I don’t think I’ve ever suggested getting bees and chucking them in a box. How patronising. I seem to remember making it very clear I’m keen to get/do it right.

In your dog training analogy, what has happened on here is the equivalent of someone posting on a dog forum “I’m looking to get a puppy. I’m a complete beginner but I’m going to learn as much as I can before I get my puppy and will need lots of advice!” and people saying “You seem very unprepared” and “Well if you’re not going to like it when a puppy piddles on the floor I don’t think dog ownership is for you”.

Helpful.

I’m not surprised the drop out rate is so high.

Anyway, again, thank you to those who have been helpful.
 
I have no doubt that beekeeping will be for me. However I’m almost sure that by and large, beekeepers are not for me. What an unfriendly bunch.
What an unfriendly bunch. - This what you get with this forum. Moderators [some of whom are equally guilty] like to pretend its a 'broad church' and 'everyone's free to express their opinion', yet woe betide a newcomer asking a perhaps naive question and the usual suspects will wade in. Keep in contact with your mentor and local Association, I I tell my new starters to avoid this forum
 
What an unfriendly bunch. - This what you get with this forum. Moderators [some of whom are equally guilty] like to pretend its a 'broad church' and 'everyone's free to express their opinion', yet woe betide a newcomer asking a perhaps naive question and the usual suspects will wade in. Keep in contact with your mentor and local Association, I I tell my new starters to avoid this forum
Glad it’s not just me. As I said in a previous post I’m impossible to offend but being looked down on for being ignorant is another thing entirely and I can’t abide pomposity. Any recommendations for friendlier places to ask questions?
 
On one occasion when I mentioned swarming, having read that swarming is a natural behaviour that will almost invariably happen at some point, I got shouted at and asked if I was winding everyone up 😏

You’ve got to laugh 😂
 
Keep in contact with your mentor and local Association
Those two sources can take a beginner down a fast road to Hell as easily as any (your location tells me that that you have already arrived :) ) and there is no single source of advice, delivered with night-nurse tenderness, that will do the job. Far more useful to take all advice on board, ignore the casual denigration, distil all you hear and carve your own methods.
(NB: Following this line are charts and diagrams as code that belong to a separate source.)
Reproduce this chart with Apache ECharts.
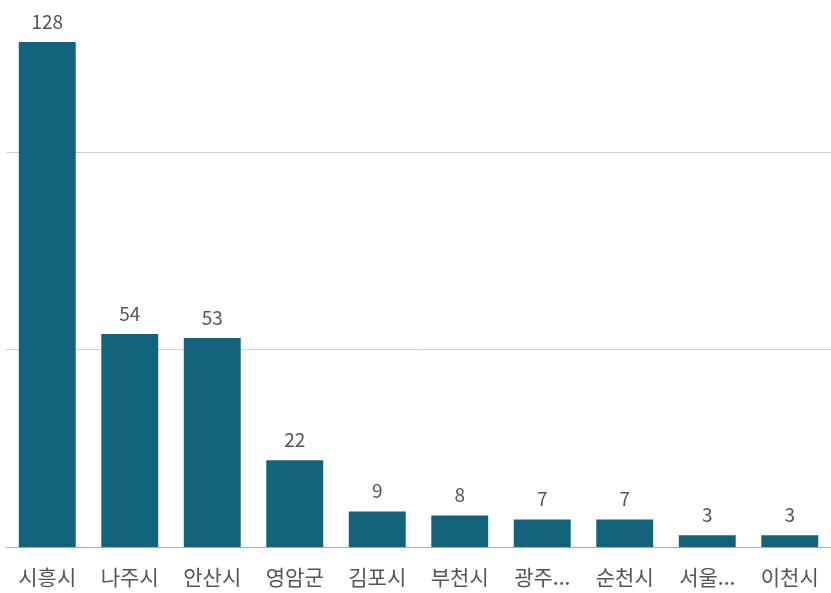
<!DOCTYPE html>
<html><head><meta charset="utf-8">
<script src="https://cdn.jsdelivr.net/npm/echarts@6/dist/echarts.min.js"></script>
<style>html,body{margin:0;padding:0;background:#fff}#c{width:831px;height:593px}</style>
</head><body><div id="c"></div>
<script>
const categories = ['시흥시','나주시','안산시','영암군','김포시','부천시','광주...','순천시','서울...','이천시'];
const values = [128,54,53,22,9,8,7,7,3,3];
const chart = echarts.init(document.getElementById('c'));
chart.setOption({
  animation:false,
  grid:{left:6,right:0,top:42,bottom:46,containLabel:false},
  xAxis:{type:'category',data:categories,
    axisLine:{lineStyle:{color:'#aaa'}},axisTick:{show:false},
    axisLabel:{color:'#555',fontSize:21,fontFamily:'Noto Sans CJK KR',margin:20,interval:0}},
  yAxis:{type:'value',min:0,max:128,interval:50,axisLabel:{show:false},
    axisLine:{show:false},axisTick:{show:false},
    splitLine:{showMaxLine:false,lineStyle:{color:'#d0d0d0'}}},
  series:[{type:'bar',data:values,barCategoryGap:'31%',
    itemStyle:{color:'#14637d'},
    label:{show:true,position:'top',distance:11,color:'#555',fontSize:19,fontFamily:'Noto Sans CJK KR'}}]
});
</script></body></html>
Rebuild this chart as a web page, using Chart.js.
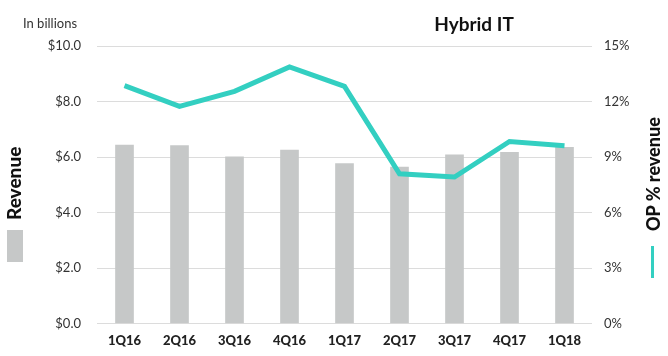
<!DOCTYPE html>
<html>
<head>
<meta charset="utf-8">
<script src="https://cdn.jsdelivr.net/npm/chart.js@4.4.1/dist/chart.umd.min.js"></script>
<style>
  html, body { margin:0; padding:0; background:#fff; }
  #wrap { position:relative; width:668px; height:356px; overflow:hidden; }
  canvas { position:absolute; left:0; top:0; }
  .txt { position:absolute; font-family:Lato, "Open Sans", sans-serif; white-space:nowrap; }
  #unit { left:23px; top:15px; font-size:13px; color:#333; }
  #title { left:474px; top:12px; transform:translateX(-50%); font-size:19px; font-weight:700; color:#111; }
  .vlab { font-weight:900; color:#111; transform-origin:0 0; transform:rotate(-90deg); line-height:16px; }
  #revLab { left:6px; font-size:19px; }
  #opLab { left:645px; font-size:18px; }
  #revSw { position:absolute; left:7px; top:230px; width:16px; height:32px; background:#c6c8c8; }
  #opSw { position:absolute; left:651px; top:246px; width:3px; height:32px; background:#33cfc1; }
</style>
</head>
<body>
<div id="wrap">
  <canvas id="c" width="668" height="356"></canvas>
  <div class="txt" id="unit">In billions</div>
  <div class="txt" id="title">Hybrid IT</div>
  <div class="txt vlab" id="revLab">Revenue</div>
  <div class="txt vlab" id="opLab">OP % revenue</div>
  <div id="revSw"></div>
  <div id="opSw"></div>
</div>
<script>
const categories = ["1Q16","2Q16","3Q16","4Q16","1Q17","2Q17","3Q17","4Q17","1Q18"];
const revenue = [6.43, 6.41, 6.01, 6.25, 5.76, 5.64, 6.08, 6.17, 6.35];
const opMargin = [12.86, 11.74, 12.55, 13.87, 12.82, 8.09, 7.92, 9.84, 9.61];
const revenueTicks = ["$0.0","$2.0","$4.0","$6.0","$8.0","$10.0"];
const marginTicks = ["0%","3%","6%","9%","12%","15%"];

function placeV(id, bottomY) {
  document.getElementById(id).style.top = bottomY + "px";
}
placeV("revLab", 220);
placeV("opLab", 231);

const tickFont = { family: "Lato, 'Open Sans', sans-serif", size: 13 };

new Chart(document.getElementById("c"), {
  data: {
    labels: categories,
    datasets: [
      {
        type: "line",
        label: "OP % revenue",
        data: opMargin,
        yAxisID: "yR",
        borderColor: "#33cfc1",
        borderWidth: 5,
        pointRadius: 0,
        tension: 0,
        fill: false,
        order: 0
      },
      {
        type: "bar",
        label: "Revenue",
        data: revenue,
        yAxisID: "yL",
        backgroundColor: "#c6c8c8",
        barThickness: 18,
        order: 1
      }
    ]
  },
  options: {
    responsive: false,
    animation: false,
    devicePixelRatio: 1,
    layout: { padding: { left: 0, right: 0, top: 46, bottom: 0 } },
    plugins: { legend: { display: false }, tooltip: { enabled: false }, title: { display: false } },
    scales: {
      x: {
        grid: { display: false, drawTicks: false },
        border: { display: false },
        ticks: { color: "#222", font: { family: "Lato, 'Open Sans', sans-serif", size: 13, weight: 900 }, padding: 10, maxRotation: 0 },
        afterFit: (s) => { s.height = 32.5; }
      },
      yL: {
        position: "left",
        min: 0, max: 10,
        ticks: { stepSize: 2, color: "#333", font: tickFont, padding: 16,
                 callback: (v, i) => revenueTicks[i] },
        grid: { color: "#dcdcdc", lineWidth: 1, drawTicks: false },
        border: { display: false },
        afterFit: (s) => { s.width = 97; }
      },
      yR: {
        position: "right",
        min: 0, max: 15,
        ticks: { stepSize: 3, color: "#333", font: tickFont, padding: 12,
                 callback: (v, i) => marginTicks[i] },
        grid: { display: false, drawTicks: false },
        border: { display: false },
        afterFit: (s) => { s.width = 76; }
      }
    }
  }
});
</script>
</body>
</html>
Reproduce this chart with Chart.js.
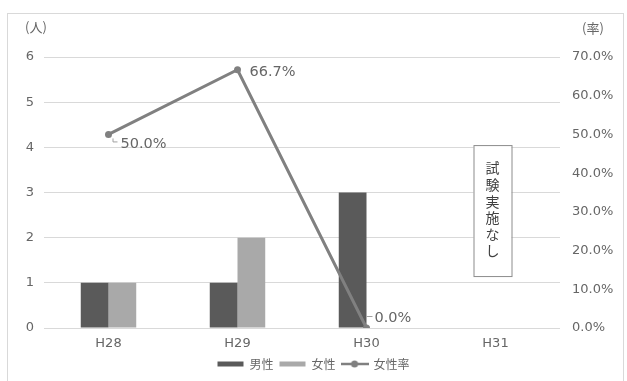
<!DOCTYPE html>
<html>
<head>
<meta charset="utf-8">
<script src="https://cdn.jsdelivr.net/npm/chart.js@4.4.1/dist/chart.umd.min.js"></script>
<style>
  html, body { margin: 0; padding: 0; background: #fff; }
  #wrap { position: relative; width: 627px; height: 381px; overflow: hidden; }
  #frame { position: absolute; left: 7px; top: 13px; width: 615px; height: 400px; border: 1px solid #d9d9d9; }
  #chart { position: absolute; left: 0; top: 0; }
</style>
</head>
<body>
<div id="wrap">
  <div id="frame"></div>
  <canvas id="chart" width="627" height="381"></canvas>
</div>
<script>
// 年度ごとの受験者数と女性比率
const years = ['H28', 'H29', 'H30', 'H31'];
const male = [1, 1, 3, null];
const female = [1, 2, 0, null];
const femaleRate = [50.0, 66.7, 0.0, null];

const countTicks = [0, 1, 2, 3, 4, 5, 6];
const rateTicks = [0, 10, 20, 30, 40, 50, 60, 70];

const textColor = '#666666';
const numFont = "'DejaVu Sans', 'Noto Sans CJK JP', sans-serif";
const jpFont = "'Noto Sans CJK JP', 'Noto Sans', sans-serif";

// legend swatch for the line series: a line with a dot in the middle
function lineSwatch() {
    const c = document.createElement('canvas');
    c.width = 28;
    c.height = 8;
    const g = c.getContext('2d');
    g.strokeStyle = '#808080';
    g.lineWidth = 2.5;
    g.beginPath();
    g.moveTo(0, 4);
    g.lineTo(28, 4);
    g.stroke();
    g.fillStyle = '#808080';
    g.beginPath();
    g.arc(14, 4, 3.5, 0, Math.PI * 2);
    g.fill();
    return c;
}

// data labels for the rate line, plus the axis unit captions and the note box
const extras = {
    id: 'extras',
    afterDatasetsDraw(chart) {
        const ctx = chart.ctx;
        const meta = chart.getDatasetMeta(0);
        const offsets = [[12, 10], [12, 2], [8, -10]];
        ctx.save();
        ctx.font = '14.5px ' + numFont;
        ctx.fillStyle = textColor;
        ctx.textBaseline = 'middle';
        ctx.textAlign = 'left';
        meta.data.forEach((pt, i) => {
            const v = femaleRate[i];
            if (v === null || pt.skip) return;
            const [dx, dy] = offsets[i];
            ctx.fillText(v.toFixed(1) + '%', pt.x + dx, pt.y + dy);
        });
        // small leader marks next to two of the labels
        ctx.strokeStyle = '#a0a0a0';
        ctx.lineWidth = 1;
        const p0 = meta.data[0], p2 = meta.data[2];
        ctx.beginPath();
        ctx.moveTo(p0.x + 4.5, p0.y + 4);
        ctx.lineTo(p0.x + 4.5, p0.y + 7.5);
        ctx.lineTo(p0.x + 9, p0.y + 7.5);
        ctx.moveTo(p2.x, p2.y - 11.5);
        ctx.lineTo(p2.x + 6, p2.y - 11.5);
        ctx.stroke();

        // unit captions above each y axis
        ctx.font = '13px ' + jpFont;
        ctx.textAlign = 'left';
        ctx.fillText('(人)', 25, 27);
        ctx.fillText('(率)', 582, 28);

        // "試験実施なし" note box over H31
        const xs = chart.scales.x;
        const ys = chart.scales.y;
        const cx = xs.getPixelForValue(3) - 3;
        const top = ys.getPixelForValue(4.05);
        const bottom = ys.getPixelForValue(1.15);
        ctx.fillStyle = '#fff';
        ctx.fillRect(cx - 19, top, 38, bottom - top);
        ctx.strokeStyle = '#8c8c8c';
        ctx.strokeRect(cx - 19 + 0.5, top + 0.5, 38, bottom - top);
        ctx.fillStyle = '#404040';
        ctx.font = '14px ' + jpFont;
        ctx.textAlign = 'center';
        const note = '試験実施なし';
        for (let i = 0; i < note.length; i++) {
            ctx.fillText(note[i], cx, top + 23 + i * 16.6);
        }
        ctx.restore();
    }
};

new Chart(document.getElementById('chart'), {
    data: {
        labels: years,
        datasets: [
            {
                type: 'line',
                label: '女性率',
                data: femaleRate,
                yAxisID: 'y2',
                borderColor: '#808080',
                backgroundColor: '#808080',
                borderWidth: 3,
                pointRadius: 3.5,
                pointBackgroundColor: '#808080',
                pointBorderWidth: 0,
                order: -1
            },
            {
                type: 'bar',
                label: '男性',
                data: male,
                yAxisID: 'y',
                backgroundColor: '#5a5a5a',
                categoryPercentage: 0.43,
                barPercentage: 1
            },
            {
                type: 'bar',
                label: '女性',
                data: female,
                yAxisID: 'y',
                backgroundColor: '#a9a9a9',
                categoryPercentage: 0.43,
                barPercentage: 1
            }
        ]
    },
    options: {
        responsive: false,
        animation: false,
        events: [],
        layout: { padding: { top: 57, left: 0, right: 0, bottom: 1 } },
        plugins: {
            tooltip: { enabled: false },
            legend: {
                position: 'bottom',
                labels: {
                    usePointStyle: true,
                    pointStyleWidth: 26,
                    boxHeight: 5,
                    padding: 6,
                    color: textColor,
                    font: { family: jpFont, size: 12 },
                    generateLabels(chart) {
                        const items = Chart.defaults.plugins.legend.labels.generateLabels(chart);
                        items.sort((a, b) => {
                            const oa = a.datasetIndex === 0 ? 9 : a.datasetIndex;
                            const ob = b.datasetIndex === 0 ? 9 : b.datasetIndex;
                            return oa - ob;
                        });
                        items.forEach(it => {
                            it.lineWidth = 0;
                            if (it.datasetIndex === 0) {
                                it.pointStyle = lineSwatch();
                            } else {
                                it.pointStyle = 'rect';
                            }
                        });
                        return items;
                    }
                }
            }
        },
        scales: {
            x: {
                grid: { display: false, drawTicks: false },
                border: { display: false },
                ticks: { color: textColor, font: { family: numFont, size: 13 }, padding: 8 },
                afterFit(scale) { scale.height = 24; }
            },
            y: {
                position: 'left',
                min: 0,
                max: 6,
                afterBuildTicks(scale) { scale.ticks = countTicks.map(v => ({ value: v })); },
                grid: { color: '#d9d9d9', lineWidth: 1, drawTicks: false },
                border: { display: false },
                ticks: { color: textColor, font: { family: numFont, size: 13 }, padding: 10 },
                afterFit(scale) { scale.width = 44; }
            },
            y2: {
                position: 'right',
                min: 0,
                max: 70,
                afterBuildTicks(scale) { scale.ticks = rateTicks.map(v => ({ value: v })); },
                grid: { display: false, drawTicks: false },
                border: { display: false },
                ticks: {
                    color: textColor,
                    font: { family: numFont, size: 13 },
                    padding: 12,
                    callback: v => v.toFixed(1) + '%'
                },
                afterFit(scale) { scale.width = 67; }
            }
        }
    },
    plugins: [extras]
});
</script>
</body>
</html>
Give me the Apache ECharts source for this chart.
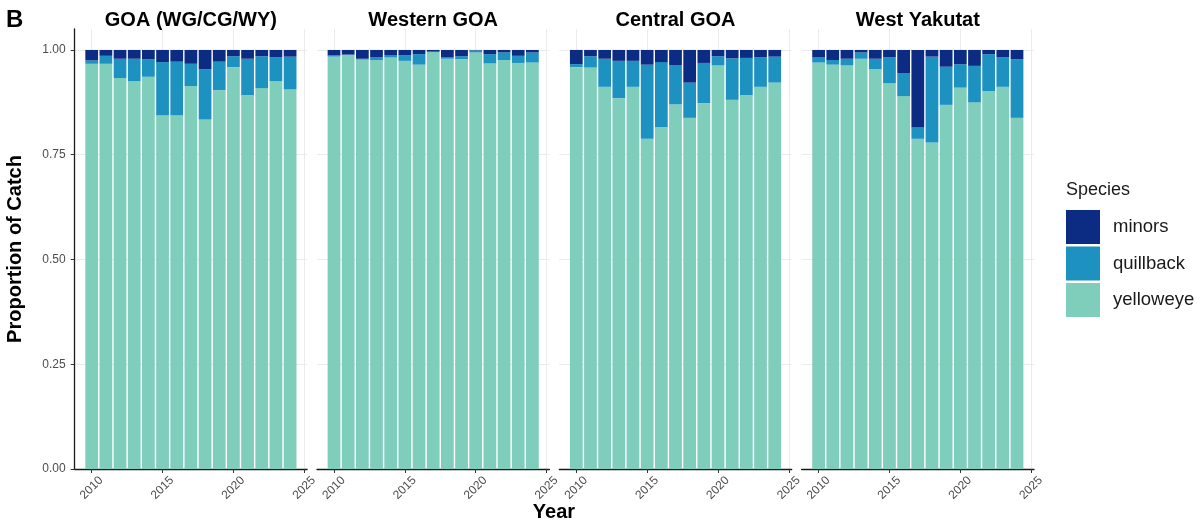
<!DOCTYPE html>
<html>
<head>
<meta charset="utf-8">
<script src="https://cdn.jsdelivr.net/npm/echarts@6/dist/echarts.min.js"></script>
<style>
  html, body { margin: 0; padding: 0; background: #ffffff; }
  #chart { width: 1201px; height: 524px; }
</style>
</head>
<body>
<div id="chart"></div>
<script>
// Catch composition by year, one panel per management area
const years = [2010, 2011, 2012, 2013, 2014, 2015, 2016, 2017, 2018, 2019, 2020, 2021, 2022, 2023, 2024];
const regions = ['GOA (WG/CG/WY)', 'Western GOA', 'Central GOA', 'West Yakutat'];
const speciesOrder = ['minors', 'quillback', 'yelloweye'];
const yearTicks = [2010, 2015, 2020, 2025];
const proportionTicks = [0, 0.25, 0.5, 0.75, 1];

// GOA (WG/CG/WY)
const yelloweyeGOA = [0.967, 0.967, 0.933, 0.925, 0.936, 0.844, 0.844, 0.914, 0.834, 0.904, 0.959, 0.892, 0.909, 0.925, 0.906];
const quillbackGOA = [0.008, 0.019, 0.046, 0.054, 0.042, 0.127, 0.128, 0.053, 0.120, 0.068, 0.026, 0.087, 0.076, 0.058, 0.078];
const minorsGOA    = [0.025, 0.014, 0.021, 0.021, 0.022, 0.029, 0.028, 0.033, 0.046, 0.028, 0.015, 0.021, 0.015, 0.017, 0.016];

// Western GOA
const yelloweyeWG = [0.984, 0.988, 0.977, 0.976, 0.982, 0.974, 0.965, 0.995, 0.979, 0.978, 0.994, 0.968, 0.976, 0.969, 0.970];
const quillbackWG = [0.003, 0.001, 0.002, 0.007, 0.006, 0.013, 0.025, 0.001, 0.003, 0.007, 0.005, 0.022, 0.018, 0.017, 0.024];
const minorsWG    = [0.013, 0.011, 0.021, 0.017, 0.012, 0.013, 0.010, 0.004, 0.018, 0.015, 0.001, 0.010, 0.006, 0.014, 0.006];

// Central GOA
const yelloweyeCG = [0.959, 0.958, 0.912, 0.885, 0.912, 0.788, 0.816, 0.870, 0.838, 0.873, 0.963, 0.881, 0.892, 0.912, 0.922];
const quillbackCG = [0.007, 0.027, 0.067, 0.089, 0.062, 0.177, 0.155, 0.094, 0.084, 0.096, 0.022, 0.099, 0.089, 0.071, 0.062];
const minorsCG    = [0.034, 0.015, 0.021, 0.026, 0.026, 0.035, 0.029, 0.036, 0.078, 0.031, 0.015, 0.020, 0.019, 0.017, 0.016];

// West Yakutat
const yelloweyeWY = [0.970, 0.965, 0.963, 0.979, 0.954, 0.921, 0.890, 0.788, 0.779, 0.869, 0.910, 0.875, 0.902, 0.912, 0.838];
const quillbackWY = [0.012, 0.011, 0.016, 0.015, 0.025, 0.062, 0.055, 0.027, 0.205, 0.091, 0.056, 0.087, 0.088, 0.071, 0.140];
const minorsWY    = [0.018, 0.024, 0.021, 0.006, 0.021, 0.017, 0.055, 0.185, 0.016, 0.040, 0.034, 0.038, 0.010, 0.017, 0.022];

const panelData = [
  { yelloweye: yelloweyeGOA, quillback: quillbackGOA, minors: minorsGOA },
  { yelloweye: yelloweyeWG,  quillback: quillbackWG,  minors: minorsWG },
  { yelloweye: yelloweyeCG,  quillback: quillbackCG,  minors: minorsCG },
  { yelloweye: yelloweyeWY,  quillback: quillbackWY,  minors: minorsWY }
];

const colors = { minors: '#0c2c84', quillback: '#1d91c0', yelloweye: '#7fcdbb' };
const FONT = '"Liberation Sans", Arial, Helvetica, sans-serif';

// Panel geometry
const panelLeft0 = 74.7, panelWidth = 232.4, panelStep = 242.3;
const panelTop = 29, panelHeight = 440;

const grids = [], xAxes = [], yAxes = [], series = [], graphics = [];

regions.forEach((name, i) => {
  const left = panelLeft0 + i * panelStep;
  grids.push({ left: left, top: panelTop, width: panelWidth, height: panelHeight, containLabel: false });

  xAxes.push({
    gridIndex: i, type: 'value', min: 2008.8, max: 2025.2,
    axisLine: { show: true, onZero: false, lineStyle: { color: '#1a1a1a', width: 1.3 } },
    axisTick: { show: true, length: 4, customValues: yearTicks, lineStyle: { color: '#333333', width: 1 } },
    axisLabel: {
      customValues: yearTicks, rotate: 45, align: 'center', verticalAlign: 'middle', margin: 19,
      fontSize: 12, color: '#4d4d4d', fontFamily: FONT, formatter: v => String(v)
    },
    splitLine: { show: true, lineStyle: { color: '#ebebeb', width: 1 } }
  });

  const first = i === 0;
  yAxes.push({
    gridIndex: i, type: 'value', min: 0, max: 1.05,
    axisLine: { show: first, onZero: false, lineStyle: { color: '#1a1a1a', width: 1.3 } },
    axisTick: { show: first, length: 4, customValues: proportionTicks, lineStyle: { color: '#333333', width: 1 } },
    axisLabel: {
      show: first, customValues: proportionTicks, margin: 9,
      fontSize: 12, color: '#4d4d4d', fontFamily: FONT, formatter: v => v.toFixed(2)
    },
    splitLine: { show: true, lineStyle: { color: '#ebebeb', width: 1 } }
  });

  // stacked bottom-up: yelloweye, quillback, minors
  // share is the first dimension so the stack runs along the proportion axis
  ['yelloweye', 'quillback', 'minors'].forEach(sp => {
    series.push({
      name: sp, type: 'bar', xAxisIndex: i, yAxisIndex: i, stack: 'panel' + i,
      barWidth: '90%',
      dimensions: ['share', 'year'],
      encode: { x: 'year', y: 'share' },
      itemStyle: { color: colors[sp] },
      emphasis: { disabled: true },
      data: years.map((yr, k) => [panelData[i][sp][k], yr])
    });
  });

  graphics.push({
    type: 'text', x: left + panelWidth / 2, y: 20.5,
    style: { text: name, align: 'center', verticalAlign: 'middle', font: 'bold 20px ' + FONT, fill: '#000000' }
  });
});

graphics.push(
  { type: 'text', x: 6, y: 20, style: { text: 'B', align: 'left', verticalAlign: 'middle', font: 'bold 24px ' + FONT, fill: '#000000' } },
  { type: 'text', x: 554, y: 512, style: { text: 'Year', align: 'center', verticalAlign: 'middle', font: 'bold 20px ' + FONT, fill: '#000000' } },
  { type: 'text', x: 15, y: 249, rotation: Math.PI / 2,
    style: { text: 'Proportion of Catch', align: 'center', verticalAlign: 'middle', font: 'bold 20px ' + FONT, fill: '#000000' } },
  { type: 'text', x: 1066, y: 190, style: { text: 'Species', align: 'left', verticalAlign: 'middle', font: '18px ' + FONT, fill: '#1a1a1a' } }
);

const chart = echarts.init(document.getElementById('chart'), null, { renderer: 'canvas' });
chart.setOption({
  animation: false,
  backgroundColor: '#ffffff',
  grid: grids,
  xAxis: xAxes,
  yAxis: yAxes,
  series: series,
  legend: {
    orient: 'vertical', left: 1066, top: 210, padding: 0,
    itemWidth: 34, itemHeight: 34, itemGap: 2.5, icon: 'rect',
    selectedMode: false,
    data: speciesOrder,
    textStyle: { fontSize: 18.5, color: '#1a1a1a', fontFamily: FONT, padding: [0, 0, 0, 8] }
  },
  graphic: graphics
});
</script>
</body>
</html>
I may have an irreverent conversation/posting style
It's up to us to decode your style and some do not have the patience to do so, but if we were in a pub conversation other cues would help, and what comes across as casual online derision would be read differently. We're not in a pub, so plain speaking and careful use of words (by all of us) works best.

I’m impossible to offend
Good, so stick around.
 
Lurk, learning from the advice given to others, until you've also learnt the ways of our members. I realised long ago that those with the sharpest tongues are often those whose advice can be the best. Unfortunately one or two of them frequently snipe rather than explain.